Akademik çevrelerimiz bölgeyle ilgili sosyo-ekonomik bir araştırmayı bugüne kadar pek yapmadı yapanlar olduysa da gün yüzüne çıkarmadı. Yetmişli yılların ilk yarısında Atatürk Üniversitesinde (Erzurum) genç bir asistan İsmail Beşikçi böyle bir araştırmaya girişti. Ne var ki sakıncalı görüldü. Tezi red edildi ve üniversiteden uzaklaştırıldı. Beşikçi araştırmasını daha da geliştirerek "Doğu'nun Düzeni" adıyla yayınladı. 12 Eylül'de cezaevlerinde işkence gördü. Yenilerde isminin PKK'nın ölüm listesinde olduğunu gazetelerden öğrendim. Başbakan katliamdan sora yöre üniversitelerini göreve çağırıyor.

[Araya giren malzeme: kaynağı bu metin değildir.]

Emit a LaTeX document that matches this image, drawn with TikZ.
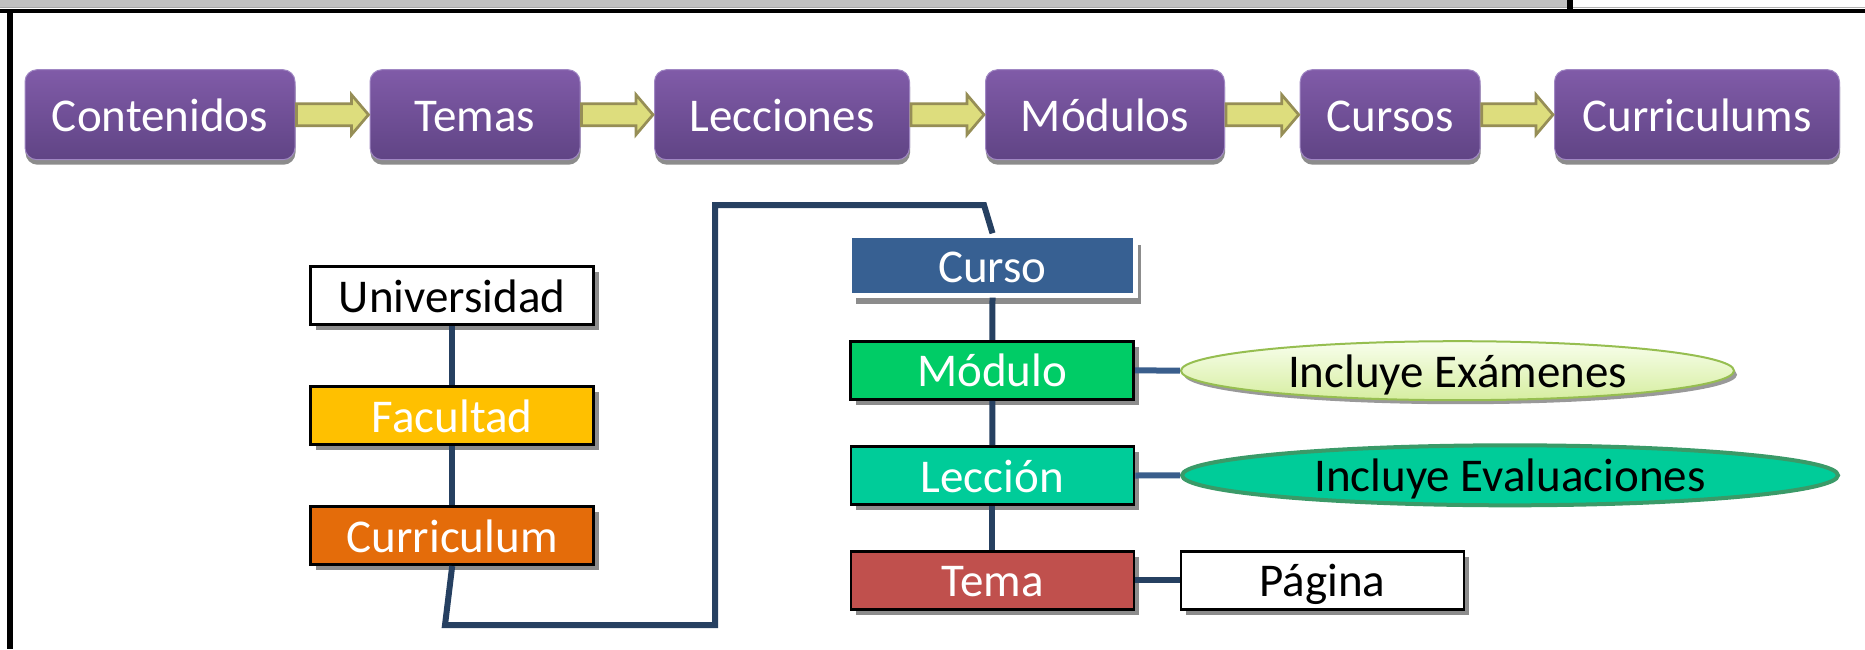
\documentclass[tikz,border=0pt]{standalone}
\usepackage{fontspec}
\setmainfont{Carlito}
\usetikzlibrary{shadows,shapes.geometric,calc}
\definecolor{barGray}{RGB}{192,192,192}
\definecolor{purpTop}{RGB}{128,91,168}
\definecolor{purpBot}{RGB}{96,68,133}
\definecolor{purpEdge}{RGB}{160,135,195}
\definecolor{arrFill}{RGB}{221,221,125}
\definecolor{arrEdge}{RGB}{150,142,86}
\definecolor{navy}{RGB}{38,64,97}
\definecolor{navyLight}{RGB}{58,94,140}
\definecolor{facCol}{RGB}{255,192,0}
\definecolor{curCol}{RGB}{228,108,10}
\definecolor{cursoCol}{RGB}{55,96,146}
\definecolor{modCol}{RGB}{0,204,102}
\definecolor{lecCol}{RGB}{0,204,153}
\definecolor{temaCol}{RGB}{192,80,77}
\definecolor{ellTop}{RGB}{248,254,236}
\definecolor{ellBot}{RGB}{214,238,160}
\definecolor{ellEdge}{RGB}{150,190,80}
\definecolor{ellTwoEdge}{RGB}{58,154,104}
\tikzset{
  txt/.style={font=\fontsize{47}{56}\selectfont, inner sep=0pt, text height=35pt, text depth=2pt},
  pbox/.style={txt, rounded corners=12pt, top color=purpTop, bottom color=purpBot,
    draw=purpEdge, line width=1pt, text=white, minimum height=90pt,
    drop shadow={shadow xshift=0.5pt, shadow yshift=-5pt, fill=black!45, opacity=1}},
  hbox/.style={txt, draw=black, line width=2.7pt, minimum width=283pt, minimum height=58.3pt,
    drop shadow={shadow xshift=5.5pt, shadow yshift=-5.5pt, fill=black!45, opacity=1}},
  conn/.style={draw=navy, line width=6pt},
  connlight/.style={draw=navyLight, line width=6pt},
  barrow/.style={fill=arrFill, draw=arrEdge, line width=2.7pt, line join=miter},
}
\newcommand{\blockarr}[2]{%
  \draw[barrow] let \p1=(#1.east), \p2=(#2.west) in
    ({\x1+1pt},{\y1+11pt}) -- ({\x2-18pt},{\y1+11pt}) -- ({\x2-18pt},{\y1+20pt}) --
    ({\x2-1pt},{\y1}) -- ({\x2-18pt},{\y1-20pt}) -- ({\x2-18pt},{\y1-11pt}) --
    ({\x1+1pt},{\y1-11pt}) -- cycle;}
\begin{document}
\begin{tikzpicture}[x=1pt,y=-1pt]
\useasboundingbox (0,0) rectangle (1865,649);
\fill[white] (0,0) rectangle (1865,649);
% frame
\fill[barGray] (0,0) rectangle (1567,7.5);
\draw[gray!70, line width=1pt] (0,7) -- (1567,7);
\draw[gray!60, line width=1pt] (1573,7) -- (1865,7);
\fill[black] (1567,0) rectangle (1573,9);
\fill[black] (0,8.5) rectangle (1865,13);
\fill[black] (7,8.5) rectangle (12.5,649);
% purple chain
\node[pbox, minimum width=270pt] (cont) at (160,114.7) {Contenidos};
\node[pbox, minimum width=210pt] (temas) at (475,114.7) {Temas};
\node[pbox, minimum width=255pt] (lecc) at (782,114.7) {Lecciones};
\node[pbox, minimum width=239pt] (modu) at (1105,114.7) {Módulos};
\node[pbox, minimum width=180pt] (curs) at (1390.2,114.7) {Cursos};
\node[pbox, minimum width=285pt] (curr) at (1697,114.7) {Curriculums};
\blockarr{cont}{temas}
\blockarr{temas}{lecc}
\blockarr{lecc}{modu}
\blockarr{modu}{curs}
\blockarr{curs}{curr}
% left column
\node[hbox, fill=white] (univ) at (452.2,295.5) {Universidad};
\node[hbox, fill=facCol, text=white] (fac) at (452.2,415.5) {Facultad};
\node[hbox, fill=curCol, text=white] (curric) at (452.2,535.5) {Curriculum};
% right column
\node[txt, fill=cursoCol, draw=white, line width=5pt, text=white, minimum width=285.4pt, minimum height=59.4pt,
  drop shadow={shadow xshift=6pt, shadow yshift=-9pt, fill=black!45, opacity=1}] (curso) at (992.5,265.5) {Curso};
\node[hbox, fill=modCol, text=white] (modulo) at (992.3,370.3) {Módulo};
\node[hbox, fill=lecCol, text=white] (leccion) at (992.4,475.5) {Lección};
\node[hbox, fill=temaCol, text=white] (tema) at (992.4,580.3) {Tema};
\node[hbox, fill=white] (pagina) at (1322.4,580.3) {Página};
\node[txt, ellipse, minimum width=553pt, minimum height=59pt, top color=ellTop, bottom color=ellBot,
  draw=ellEdge, line width=2pt,
  drop shadow={shadow xshift=3pt, shadow yshift=-4pt, fill=black!40, opacity=1}] (exam) at (1457.5,370.7) {Incluye Exámenes};
\node[txt, ellipse, minimum width=656pt, minimum height=60pt, fill=lecCol, draw=ellTwoEdge, line width=4pt] (eval) at (1510,475.3) {Incluye Evaluaciones};
% connectors
\coordinate (k1) at (445,625);
\coordinate (k2) at (715,625);
\coordinate (k3) at (715,205);
\coordinate (k4) at (984,205);
\draw[conn] (univ.south) -- (fac.north);
\draw[conn] (fac.south) -- (curric.north);
\draw[conn, line join=miter] (curric.south) -- (k1) -- (k2) -- (k3) -- (k4) -- (curso.north);
\draw[conn] (curso.south) -- (modulo.north);
\draw[conn] (modulo.south) -- (leccion.north);
\draw[conn] (leccion.south) -- (tema.north);
\draw[connlight] (modulo.east) -- (exam.west);
\draw[connlight] (leccion.east) -- (eval.west);
\draw[conn] (tema.east) -- (pagina.west);
\end{tikzpicture}
\end{document}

Beşikçi'nin hem akademik, hem de Kürt çevrelerince telin edilen kitabı bu bağlamda ilk adım olabilir.

Okumayı, okuduğumuzu irdelemeyi sevmeyiz. İlkokuldan üniversiteye kadar sadece önümüze konanı hatmederiz. Kitap ve silah son yarım yüzyılın her olayında yan yana suç öğesi olarak sergilenmektedir. Oysa, biraz okumayı sevsek, yaşama alanını bile mayınlarla çevirdiğimiz bu olağan üstü bölgeyi daha yakından tanırdık. Öyküler, romanlar, filmler önümüzde ama gözümüz kör. Osman Şahin, Bekir Yıldız, Yılmaz Güney, Kemal Bilbaşar, Mehmet Uzun ve niceleri yazdılar. "Fırat'ın Kanı", "Hudutların Kanunu", "Yol", "Sürü" "Hakkari'de Bir Mevsim" ve başkaları ne çok öykü okuduk ,ne çok film seyrettik bu yöreyi anlatan. Hepsini sevdik. Ama "Bile Köy" ve daha bir çok yerde aşiret düzeninin kurbanlarıyla birlikte ortak bir türküyü bulamadık, halimizi anlatacak "söz"ü yakalayamadık.